Feature selection approaches and their implementation in Python. In feature seleciton we try to find the most consistent, non-redundant, and relevant features to use in a Machine Learning model.

There are different method for Feature selection. They are mentioned here, with an example:

Purpose of Feature selection:

  • Reducing computentional costs
  • Imporve the performance of model

Gained benefits from feature selection before applying ML model:

  • simpler model, then easier to explain it.
  • Avoid the curse of high dimensionality.
  • Shorter training time, as we have lower feature dimension and also more precise subset of features.
  • Variance reduction

Feature selection methods:

Feature selection mostly has been done using following methods:

  • Filter methods: Selecting features based on statistics. They can be:

    • Univariate: each feature's affect on output studies individually.
    • Multivariate: evaluates the relevance of the features as a whole.
  • Wrapper methods: They are not about selecting a feature or evaluating their affect on result, in wrapper methods the purpose is to select a set of features. Then the interactions between features would be detected too. (Boruta feature selection and Forward feature selection)

  • Embeded methods: Feature selection is a part of learning procedure, so classification and feature selection are performed simultaneously. (Random forest feature selection, decision tree feature selection, LASOO feature selection)

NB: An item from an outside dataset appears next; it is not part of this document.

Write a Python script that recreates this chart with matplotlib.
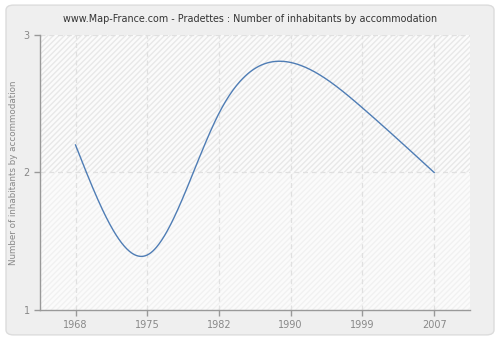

How to choose feature selection method:

  • Numerical input, Numerical Output: (Regression) Using a correlation coefficient such as Pearson's (linear) or Spearmanc's (non-linear)
  • Numerical input, Categorical output: (Classification) ANOVA (linear) or Kendall's (non-linear)
  • Categorical input, Numerical output: (regression predictive modeling) ANOVA (linear) or Kendall's (non-linear) but in reverse.
  • Categorical input, Categorical output: (classification predictive modeling) Chi-Squared test

Dimensionality Reduction Techniques:

  • Percent missing values
  • Amount of variation
  • Pairwise correlation
  • Multicolinearity
  • Principle Component Analysis (PCA)
  • Cluster Analysis
  • Correlation (with target)
  • Forwards selection
  • Backward elimination (RFE)
  • Stepwise selection
  • Tree-based selection